Põe-se, portanto, a questão de saber se as suas lealdades são para com o povo português e o Estado democrático português, como manda a Constituição e o seu Código de Conduta, e que é quem lhe paga, ou, pelo contrário, são para com os bispos católicos portugueses e a Igreja Católica. E, no seu ofício de julgar, o juiz Vaz Patto obedece à Constituição da República Portuguesa ou ao Catecismo da Igreja Católica?

Não são raras as situações em que a Constituição contende com o Catecismo e uma delas ocorre nos processos judiciais por difamação a que fiz referência anterior.

Nestes processos, estão em conflito dois direitos individuais, o direito à liberdade de expressão e o direito à honra. Tratando-se de matéria regulada pela Convenção Europeia dos Direitos do Homem (CEDH) que Portugal subscreveu em 1978, a Constituição remete para a CEDH como sendo lei em Portugal, bem como para a  jurisprudência que lhe está associada e que é produzida pelo Tribunal Europeu dos Direitos do Homem (TEDH).

Esta jurisprudência, que é uma jurisprudência democrática, concede um predomínio esmagador ao direito à liberdade de expressão sobre o direito à honra, sobretudo tratando-se de figuras pública e com poder, como os políticos e os juízes. Numa frase do TEDH que se tornou célebre,

"A liberdade de expressão vale não somente para as informações ou ideias favoráveis, inofensivas ou indiferentes, mas também para aquelas que ofendem, chocam ou inquietam" (cf. aqui).

Para a teologia católica, pelo contrário, sendo o homem feito à imagem e semelhança de Deus ele é possuidor de uma dignidade inviolável. As ofensas estão excluídas (embora Cristo tenha ofendido, e não pouco, os fariseus, e até a própria Mãe).

Quanto à liberdade, ela é, para a teologia católica, a origem de todo o pecado:

"1739. Liberdade e pecado. A liberdade do homem é finita e falível. E, de facto, o homem falhou. Livremente, pecou. (...) A história da humanidade, desde as suas origens, dá testemunho de desgraças e opressões nascidas do coração do homem, como consequência do mau uso da liberdade" (Catecismo da Igreja Católica: 1739, cf. aqui).

Consequentemente, a Igreja opõe-se à liberdade de expressão como princípio geral do comportamento humano:

"1740. Ameaças à liberdade. O exercício da liberdade não implica o direito de tudo dizer e fazer. (...)" (ibid: 1740, cf. aqui).

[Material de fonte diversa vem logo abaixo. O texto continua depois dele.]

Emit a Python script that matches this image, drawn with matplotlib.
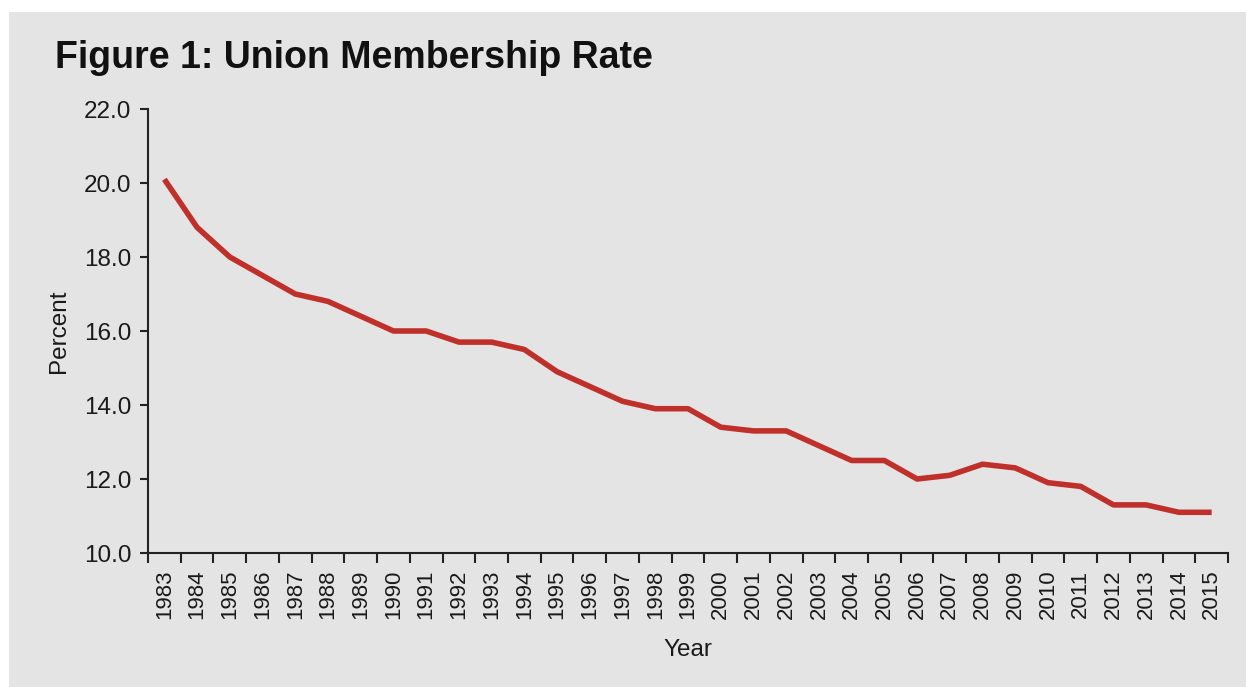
import matplotlib.pyplot as plt
from matplotlib.patches import Rectangle

years = [str(y) for y in range(1983, 2016)]
rate = [20.1, 18.8, 18.0, 17.5, 17.0, 16.8, 16.4, 16.0, 16.0, 15.7, 15.7,
        15.5, 14.9, 14.5, 14.1, 13.9, 13.9, 13.4, 13.3, 13.3, 12.9, 12.5,
        12.5, 12.0, 12.1, 12.4, 12.3, 11.9, 11.8, 11.3, 11.3, 11.1, 11.1]
yticks = [10, 12, 14, 16, 18, 20, 22]

plt.rcParams['font.family'] = ['Liberation Sans', 'DejaVu Sans']
txt = '#1a1a1a'
bg = '#e4e4e4'

fig = plt.figure(figsize=(12.46, 6.87), dpi=100)
fig.patch.set_facecolor('white')
# grey panel with thin white edge on top and left
fig.add_artist(Rectangle((9 / 1246, 0), 1, 1 - 12 / 687, transform=fig.transFigure,
                         facecolor=bg, edgecolor='none', zorder=0))

ax = fig.add_axes([148 / 1246, 1 - 553 / 687, (1228 - 148) / 1246, (553 - 109) / 687])
ax.set_facecolor('none')

x = list(range(len(years)))
ax.plot(x, rate, color='#c0302a', lw=4.0, solid_capstyle='butt', solid_joinstyle='round')

ax.set_xlim(-0.5, len(years) - 0.5)
ax.set_ylim(10, 22)

# category axis: ticks between categories, labels at centres
ax.set_xticks([i - 0.5 for i in range(len(years) + 1)])
ax.set_xticklabels([])
ax.set_xticks(x, minor=True)
ax.set_xticklabels(years, minor=True, rotation=90, fontsize=16, color=txt)
ax.tick_params(axis='x', which='major', length=7, width=1.5, color='#222222', direction='out')
ax.tick_params(axis='x', which='minor', length=0, pad=12)

ax.set_yticks(yticks)
ax.set_yticklabels([f"{v:.1f}" for v in yticks], fontsize=17.5, color=txt)
ax.tick_params(axis='y', length=6, width=1.5, color='#222222', pad=6)

for s in ['top', 'right']:
    ax.spines[s].set_visible(False)
for s in ['left', 'bottom']:
    ax.spines[s].set_linewidth(1.5)
    ax.spines[s].set_color('#222222')

ax.set_ylabel("Percent", fontsize=17.5, color=txt, labelpad=10)
ax.set_xlabel("Year", fontsize=17.5, color=txt, labelpad=14)

fig.text(55 / 1246, 1 - 68 / 687, "Figure 1: Union Membership Rate", fontsize=27,
         fontweight='bold', color='#111111', ha='left', va='baseline')

fig.savefig("out.png", dpi=100, facecolor=fig.get_facecolor())
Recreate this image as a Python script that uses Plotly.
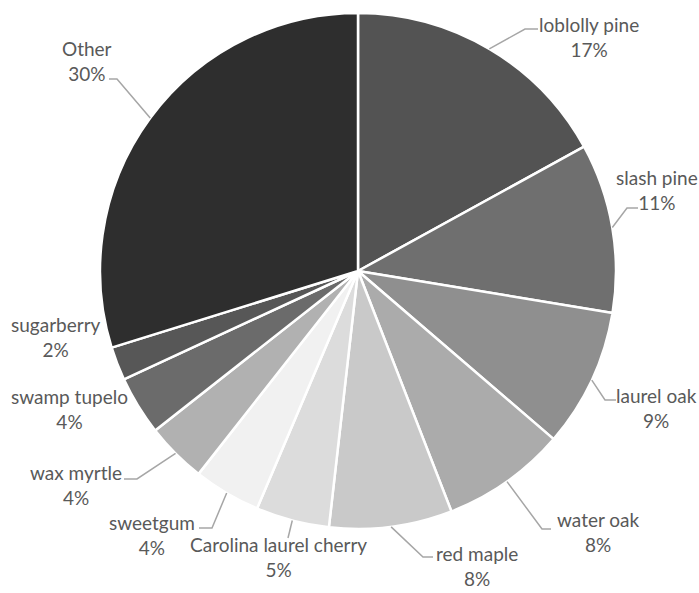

A liberdade é a excepção, não a regra geral da acção humana. Nem poderia ser de outro modo numa instituição onde prevalecem os princípios da autoridade e da obediência absolutas.

Perante esta oposição entre a jurisprudência do TEDH e a jurisprudência católica, como é que o juiz Vaz Patto vai decidir um caso destes - segue a jurisprudência do TEDH que faz prevalecer o direito à liberdade de expressão sobre o direito à honra, ou segue a jurisprudência católica que faz prevalecer o direito à honra sobre o direito à liberdade de expressão?

Num acórdão do Tribunal da Relação do Porto sobre esta matéria, os seus colegas, juízes desembargadores Joaquim Gomes e Paula Guerreiro acabam a citar Jorge de Sena: "Quem te amar, ó liberdade, tem de amar com paciência" (cf. aqui). 

O juiz Vaz Patto seria capaz de fazer o mesmo, seguir a jurisprudência da liberdade? 

E, em caso negativo, quem estará a corromper a justiça - os seus colegas ou ele?